Lo que podemos llamar neopedagogía, antes nueva escuela o escuela única, comprensiva o inclusiva, es, a pesar de la propaganda y la obsesión por innovar, tan vieja como clasista, o tan intemporal como la necedad humana. Opera como pantalla superestructural, hueca y eficaz, y como justificación retórica de una escuela escuálida de contenidos y saturada de hormonas y felicidad inmediata. Es propia de sociedades opulentas dadas a un individualismo psicologista, a un narcisismo consumista y electoral, que propicia autistas absorbidos por dispositivos móviles. La escuela basura no es una disfunción o una anomalía. Es consecuencia necesaria del vaciado académico de la institución al asumir una función de acogida. Estamos, previsiblemente, ante un cambio de paradigma educativo por los reajustes geopolíticos, demográficos, económicos y tecnológicos. La escuela estatal de los Estados nación da sus últimas bocanadas a pesar de las resistencias que aún perduran.
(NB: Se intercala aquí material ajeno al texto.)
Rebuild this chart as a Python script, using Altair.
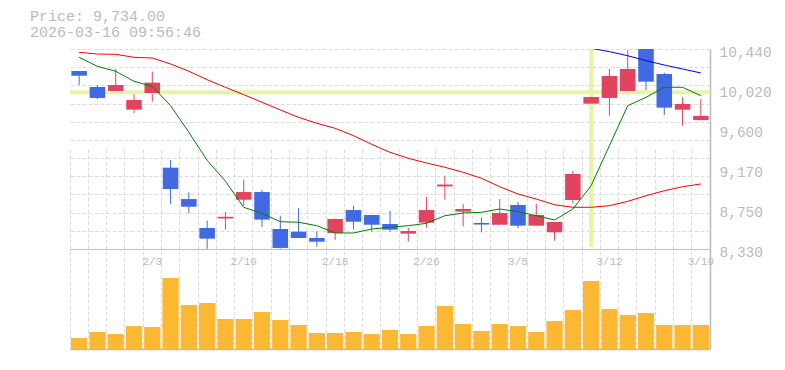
import altair as alt
import pandas as pd
import numpy as np

# ---------------- data ----------------
dates = ["1/28", "1/29", "1/30", "2/2", "2/3", "2/4", "2/5", "2/6", "2/9", "2/10",
         "2/12", "2/13", "2/16", "2/17", "2/18", "2/19", "2/20", "2/24", "2/25", "2/26",
         "2/27", "3/2", "3/3", "3/4", "3/5", "3/6", "3/9", "3/10", "3/11", "3/12",
         "3/13", "3/16", "3/17", "3/18", "3/19"]
opens = [10208, 10039, 9997, 9800, 9976, 9188, 8857, 8552, 8652, 8850,
         8931, 8541, 8513, 8446, 8499, 8741, 8689, 8594, 8492, 8608,
         8990, 8724, 8605, 8586, 8794, 8576, 8506, 8847, 9863, 9923,
         9997, 10470, 10176, 9800, 9690]
highs = [10208, 10060, 10229, 9990, 10201, 9269, 8928, 8629, 8720, 9061,
         8952, 8681, 8763, 8517, 8650, 8787, 8689, 8731, 8555, 8879,
         9103, 8805, 8664, 8857, 8826, 8805, 8615, 9153, 10095, 10229,
         10429, 10480, 10190, 9930, 9912]
lows = [10060, 9912, 9965, 9765, 9884, 8808, 8707, 8332, 8534, 8787,
        8565, 8335, 8446, 8354, 8428, 8534, 8513, 8513, 8407, 8555,
        8850, 8569, 8506, 8586, 8548, 8576, 8418, 8812, 9596, 9737,
        9958, 9990, 9744, 9631, 9690]
closes = [10158, 9923, 10060, 9902, 10085, 8963, 8776, 8439, 8670, 8931,
          8640, 8341, 8446, 8407, 8647, 8618, 8586, 8534, 8520, 8741,
          9010, 8752, 8588, 8710, 8576, 8689, 8615, 9121, 9934, 10155,
          10229, 10095, 9821, 9860, 9734]
volumes = [330, 510, 450, 690, 660, 2130, 1320, 1380, 900, 900,
           1110, 870, 720, 480, 480, 510, 450, 570, 450, 690,
           1290, 750, 540, 750, 690, 510, 840, 1170, 2040, 1200,
           1020, 1080, 720, 720, 720]
ma_short = [10352, 10257, 10205, 10099, 10046, 9842, 9561, 9265, 9045, 8770,
            8705, 8618, 8612, 8576, 8499, 8499, 8541, 8559, 8576, 8601,
            8681, 8710, 8717, 8752, 8724, 8681, 8636, 8752, 8998, 9420,
            9842, 9930, 10036, 10036, 9947]
ma_mid = [10405, 10387, 10384, 10352, 10345, 10282, 10205, 10116, 10036, 9958,
          9878, 9797, 9719, 9656, 9603, 9526, 9434, 9350, 9287, 9237,
          9192, 9139, 9076, 8987, 8910, 8857, 8797, 8770, 8770, 8787,
          8833, 8892, 8945, 8987, 9016]
ma_long_dates = ["3/11", "3/12", "3/13", "3/16", "3/17", "3/18", "3/19"]
ma_long = [10447, 10412, 10369, 10317, 10271, 10229, 10187]

x_label_dates = ["2/3", "2/10", "2/18", "2/26", "3/5", "3/12", "3/19"]
price_tick_labels = ["8,330", "8,750", "9,170", "9,600", "10,020", "10,440"]
price_min, price_max = 8330, 10440
vol_max = 3000
cross_date = "3/11"
cross_price = 9983
header_lines = ["Price: 9,734.00", "2026-03-16 09:56:46"]

# ---------------- tables ----------------
df = pd.DataFrame({"date": dates, "open": opens, "high": highs, "low": lows,
                   "close": closes, "volume": volumes,
                   "ma_short": ma_short, "ma_mid": ma_mid})
df["dir"] = np.where(df["close"] >= df["open"], "up", "down")
df_long = pd.DataFrame({"date": ma_long_dates, "ma_long": ma_long})
df_cross = pd.DataFrame({"date": [cross_date], "price": [cross_price],
                         "top": [price_max], "bottom": [price_min + 20]})

price_tick_values = [float(v) for v in np.linspace(price_min, price_max, len(price_tick_labels))]
grid_values = [float(v) for v in np.linspace(price_min, price_max, 12)]
label_expr = " : ".join(
    f"abs(datum.value - {v}) < 1 ? '{lab}'" for v, lab in zip(price_tick_values, price_tick_labels)
) + " : ''"

W, H = 640, 300
PRICE_H = 200
FONT = "Liberation Mono"
GRAY = "#bbbbbb"
GRID = "#dddddd"
RED = "#e2445f"
BLUE = "#4169e1"
ORANGE = "#fdb833"

xscale = alt.Scale(type="band", domain=dates, paddingInner=0, paddingOuter=0)
pscale = alt.Scale(domain=[price_min, price_max], range=[PRICE_H, 0], zero=False, nice=False)
vscale = alt.Scale(domain=[0, vol_max], range=[H, PRICE_H], nice=False)
cscale = alt.Scale(domain=["up", "down"], range=[RED, BLUE])

base = alt.Chart(df)

# crosshair
cross_h = alt.Chart(df_cross).mark_rule(color="#e4f5a8", strokeWidth=4, clip=True).encode(
    y=alt.Y("price:Q", scale=pscale, axis=None))
cross_v = alt.Chart(df_cross).mark_rule(color="#e4f5a8", strokeWidth=4, clip=True).encode(
    x=alt.X("date:O", scale=xscale, axis=None),
    y=alt.Y("top:Q", scale=pscale, axis=None), y2="bottom:Q")

# wicks + grid axes
wicks = base.mark_rule(strokeWidth=1, clip=True).encode(
    x=alt.X("date:O", scale=xscale, title=None,
            axis=alt.Axis(orient="bottom", grid=True, gridDash=[4, 2], gridColor=GRID,
                          gridWidth=1, labels=False, ticks=False, domain=True,
                          domainColor=GRAY, domainWidth=1.5, bandPosition=0)),
    y=alt.Y("low:Q", scale=pscale, title=None,
            axis=alt.Axis(orient="left", values=grid_values, grid=True, gridDash=[4, 2],
                          gridColor=GRID, gridWidth=1, labels=False, ticks=False,
                          domain=False)),
    y2="high:Q",
    color=alt.Color("dir:N", scale=cscale, legend=None))

bodies = base.mark_bar(width={"band": 0.85}, clip=True).encode(
    x=alt.X("date:O", scale=xscale, title=None,
            axis=alt.Axis(orient="bottom", offset=PRICE_H - H, values=x_label_dates,
                          grid=False, ticks=False, labelAngle=0, labelFont=FONT,
                          labelFontSize=11, labelColor=GRAY, labelPadding=6,
                          domain=True, domainColor=GRAY, domainWidth=1, bandPosition=0.5)),
    y=alt.Y("open:Q", scale=pscale, title=None,
            axis=alt.Axis(orient="right", values=price_tick_values, labelExpr=label_expr,
                          grid=False, ticks=False, domain=True, domainColor=GRAY,
                          domainWidth=1.5, labelFont=FONT, labelFontSize=14.5,
                          labelColor=GRAY, labelPadding=9, labelFlush=False,
                          labelOffset=3, labelOverlap=False)),
    y2="close:Q",
    color=alt.Color("dir:N", scale=cscale, legend=None))

vol = base.mark_bar(width={"band": 0.89}, color=ORANGE).encode(
    x=alt.X("date:O", scale=xscale, axis=None),
    y=alt.Y("volume:Q", scale=vscale, title=None,
            axis=alt.Axis(orient="right", labels=False, ticks=False, grid=False,
                          domain=True, domainColor=GRAY, domainWidth=1.5)))

line_mid = base.mark_line(color="#ff0000", strokeWidth=1, clip=True).encode(
    x=alt.X("date:O", scale=xscale, axis=None),
    y=alt.Y("ma_mid:Q", scale=pscale, axis=None))
line_short = base.mark_line(color="#008000", strokeWidth=1, clip=True).encode(
    x=alt.X("date:O", scale=xscale, axis=None),
    y=alt.Y("ma_short:Q", scale=pscale, axis=None))
line_long = alt.Chart(df_long).mark_line(color="#0000ff", strokeWidth=1, clip=True).encode(
    x=alt.X("date:O", scale=xscale, axis=None),
    y=alt.Y("ma_long:Q", scale=pscale, axis=None))

chart = alt.layer(
    wicks, cross_h, cross_v, bodies, vol, line_mid, line_short, line_long
).resolve_scale(y="independent").resolve_axis(x="independent", y="independent").properties(
    width=W, height=H,
    padding={"left": 22, "top": 1, "right": 5, "bottom": 5},
    title=alt.TitleParams(text=header_lines, anchor="start", dx=-40, font=FONT,
                          fontSize=15, fontWeight="normal", color=GRAY,
                          lineHeight=16, offset=4),
).configure_view(stroke=None)

chart.save("out.html", embed_options={"renderer": "svg", "actions": False})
En los partidos políticos, que escenifican unas diferencias superficiales lo suficientemente llamativas como para vender como voluntad de fortalecer la enseñanza lo que es dejadez o abandono, poco interés y, acaso, poco poder hay para frenar estructuralmente esa deriva. Con una palabrería fofa y unos lemas tan angelicales que pocos osan discutir, ofreciendo un igualitarismo clasista, unas libertades ilusorias y una universalidad que sólo garantiza mediocridad, se ha consumado la degradación de la escuela. Y bajo las luces de neón de los tópicos progresistas, se ha cumplido el logro de condenar a los alumnos con menos recursos, familias desestructuradas e inmigrantes a la indigencia académica e intelectual, económica y laboral. Esta destrucción de la enseñanza se produjo con una gran inversión. A más medios económicos, más personal y mejores infraestructuras, peor enseñanza. A más libertades políticas formales más ignorancia material generalizada.
El fenómeno se antoja irreversible. Si no se desechan las bases jurídicas e ideológicas de esa devastación no se conseguirá otra cosa que enquistar su inercia. Y, mientras la negociación no discuta los postulados ideológicos de la Pedagogía triunfante y no se impongan principios puramente técnicos, será imposible detener esa caída libre. Nada permite suponer que el resultado del presunto pacto educativo sea ajeno a ideología o cálculos estratégicos. Cabe sugerir medidas técnicas que contengan la debacle, lejos de la trifulca partidista y teatral. Pero cambiar el modelo parece imposible y las puestas en escena sobre la posibilidad del pacto o sobre un MIR para docentes están condenadas a perpetuar el fondo del problema: el mando de los lugares comunes de la Pedagogía por encima de las disciplinas académicas y técnicas que dan contenido a la enseñanza, desplazadas o neutralizadas. Todo pacto que renuncie a reconstruir esa institución dotándola de su función propia perpetuará su decadencia, oculta en las pantallas por la pose televisada.